Our outlaws have a strict moral code, making them sympathetic characters that evoke reactions when they fall during the course of the story. In a sense, a love story evolves. Many times Bishop and the man that the railroad company has forced to hunt him down—Bishop's outlaw buddy Thornton (Robert Ryan)—show their deep admiration for each other. They know intimately how the other thinks and feels and anticipate each other's moves. At one point Bishop chastises his men for thinking badly of Thornton: “When you side with a man, you stay with him. And if you can't do that, you're like some animal, you're finished. We're finished! All of us!”

The centerpiece of Peckinpah's film comes near the end from an improvisation that is not described fully in the screenplay. This occurs when Bishop says “Let's go!” and the remaining outlaws begin their long silent walk through the town with slowed down camera, moving past drunken soldiers, partying extras, and mariachi bands for the final tension filled battle. It's a scene that deserves replaying and studying if you are a serious film buff.

Certainly many other filmmakers have been awestruck. We can find traces of Peckinpah's influence in nearly every action film that has followed. The most obvious imitator is Hong Kong filmmaker John Woo, who not only patterns his choreographed gun battles after Peckinpah exploding bloody ballet sequences, but also takes on many of his content themes.
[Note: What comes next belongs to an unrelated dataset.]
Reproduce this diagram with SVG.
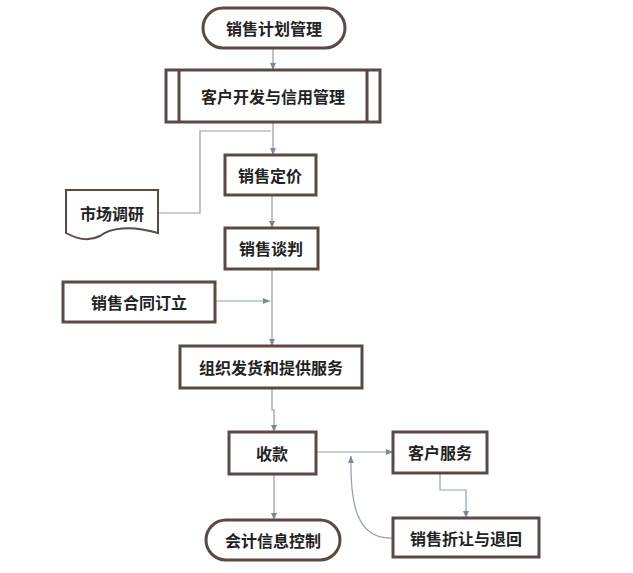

Above all are the images that will remain in your head, from the opening pictures of the scorpions being overwhelmed with red ants to the slow motion falling of horses and riders after the bridge blowup to the vulture perched on the dead man. This is anything but your ordinary Western, despite the expected high noon styled showdown. The Wild Bunch ranks as a work of art, and revives love for pure cinema.